SET PROBLEM: Only the lines from the start of the data through the line containing "0.036, 0.024, 0.015, 0.008, 0.004, 0.001]" should be written out, exactly as they are, with both ends included and the pictures left out.

>>

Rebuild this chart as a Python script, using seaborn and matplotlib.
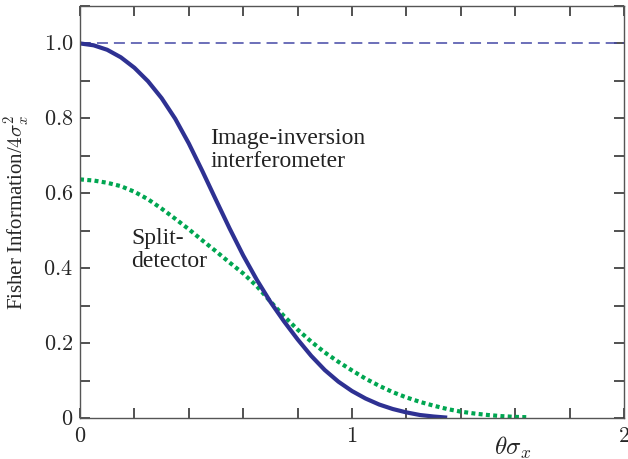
import seaborn as sns, matplotlib.pyplot as plt
import pandas as pd
from matplotlib.ticker import MultipleLocator, FixedLocator

# Datos (theta*sigma_x, Fisher info / 4 sigma_x^2)
x_iii = [0.0, 0.05, 0.10, 0.15, 0.20, 0.25, 0.30, 0.35, 0.40, 0.45, 0.50, 0.55, 0.60,
         0.65, 0.70, 0.75, 0.80, 0.85, 0.90, 0.95, 1.00, 1.05, 1.10, 1.15, 1.20, 1.25,
         1.30, 1.35]
f_iii = [1.000, 0.995, 0.983, 0.963, 0.935, 0.899, 0.854, 0.799, 0.733, 0.659, 0.582,
         0.506, 0.434, 0.369, 0.310, 0.258, 0.210, 0.166, 0.128, 0.097, 0.072, 0.052,
         0.036, 0.024, 0.015, 0.008, 0.004, 0.001]

x_split = [0.0, 0.05, 0.10, 0.15, 0.20, 0.25, 0.30, 0.35, 0.40, 0.45, 0.50, 0.55, 0.60,
           0.65, 0.70, 0.75, 0.80, 0.85, 0.90, 0.95, 1.00, 1.05, 1.10, 1.15, 1.20, 1.25,
           1.30, 1.35, 1.40, 1.45, 1.50, 1.55, 1.60, 1.65]
f_split = [0.637, 0.634, 0.628, 0.619, 0.604, 0.584, 0.559, 0.532, 0.504, 0.474, 0.445,
           0.415, 0.386, 0.352, 0.311, 0.272, 0.236, 0.204, 0.175, 0.150, 0.127, 0.105,
           0.086, 0.069, 0.055, 0.043, 0.033, 0.024, 0.017, 0.012, 0.008, 0.005, 0.003,
           0.002]

x_ref = [0.0, 2.0]
f_ref = [1.0, 1.0]

x_ticklabels = ['0', '1', '2']
y_ticklabels = ['0', '0.2', '0.4', '0.6', '0.8', '1.0']

sns.set_style('ticks')
plt.rcParams['font.family'] = ['Liberation Serif', 'DejaVu Serif']
plt.rcParams['mathtext.fontset'] = 'cm'

blue = '#2e3192'
green = '#00a651'

fig = plt.figure(figsize=(6.28, 4.59), dpi=100)
ax = fig.add_axes([0.1274, 0.0893, 0.8662, 0.8977])

iii = pd.DataFrame({'x': x_iii, 'f': f_iii})
split = pd.DataFrame({'x': x_split, 'f': f_split})
ref = pd.DataFrame({'x': x_ref, 'f': f_ref})

# linea de referencia discontinua
sns.lineplot(data=ref, x='x', y='f', ax=ax, color='#4448a6', lw=1.1, sort=False)
ax.lines[-1].set_dashes((7.2, 3.9))
# split-detector punteado
sns.lineplot(data=split, x='x', y='f', ax=ax, color=green, lw=3.0, sort=False)
ax.lines[-1].set_dashes((0.95, 0.8))
ax.lines[-1].set_dash_capstyle('butt')
# image-inversion continua
sns.lineplot(data=iii, x='x', y='f', ax=ax, color=blue, lw=3.0, sort=False)
ax.lines[-1].set_solid_capstyle('butt')
ax.lines[-1].set_solid_joinstyle('round')

ax.set_xlim(0, 2)
ax.set_ylim(0, 1.1)

# Ticks hacia adentro en los cuatro lados
ax.xaxis.set_major_locator(FixedLocator([0, 1, 2]))
ax.xaxis.set_minor_locator(MultipleLocator(0.2))
ax.yaxis.set_major_locator(FixedLocator([0, 0.2, 0.4, 0.6, 0.8, 1.0]))
ax.yaxis.set_minor_locator(MultipleLocator(0.1))
ax.set_xticklabels(['$' + t + '$' for t in x_ticklabels])
ax.set_yticklabels(['$' + t + '$' for t in y_ticklabels])
ax.tick_params(which='both', direction='in', length=7.5, width=1.1, color='#222222',
               top=True, right=True, labelsize=16, pad=5)
ax.tick_params(axis='x', pad=7)

for s in ax.spines.values():
    s.set_color('#555555')
    s.set_linewidth(1.0)

ax.set_ylabel(r'Fisher Information/$4\sigma_x^2$', fontsize=15)
ax.yaxis.set_label_coords(-0.088, 0.5)
ax.set_xlabel(r'$\theta\sigma_x$', fontsize=18)
ax.xaxis.set_label_coords(0.796, -0.040)

ax.text(0.478, 0.715, 'Image-inversion\ninterferometer', fontsize=17,
        ha='left', va='center', linespacing=1.1, color='#222222')
ax.text(0.188, 0.448, 'Split-\ndetector', fontsize=17,
        ha='left', va='center', linespacing=1.1, color='#222222')

fig.savefig('out.png', dpi=100)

<<

ANSWER BELOW:
Rebuild this chart as a Python script, using seaborn and matplotlib.
import seaborn as sns, matplotlib.pyplot as plt
import pandas as pd
from matplotlib.ticker import MultipleLocator, FixedLocator

# Datos (theta*sigma_x, Fisher info / 4 sigma_x^2)
x_iii = [0.0, 0.05, 0.10, 0.15, 0.20, 0.25, 0.30, 0.35, 0.40, 0.45, 0.50, 0.55, 0.60,
         0.65, 0.70, 0.75, 0.80, 0.85, 0.90, 0.95, 1.00, 1.05, 1.10, 1.15, 1.20, 1.25,
         1.30, 1.35]
f_iii = [1.000, 0.995, 0.983, 0.963, 0.935, 0.899, 0.854, 0.799, 0.733, 0.659, 0.582,
         0.506, 0.434, 0.369, 0.310, 0.258, 0.210, 0.166, 0.128, 0.097, 0.072, 0.052,
         0.036, 0.024, 0.015, 0.008, 0.004, 0.001]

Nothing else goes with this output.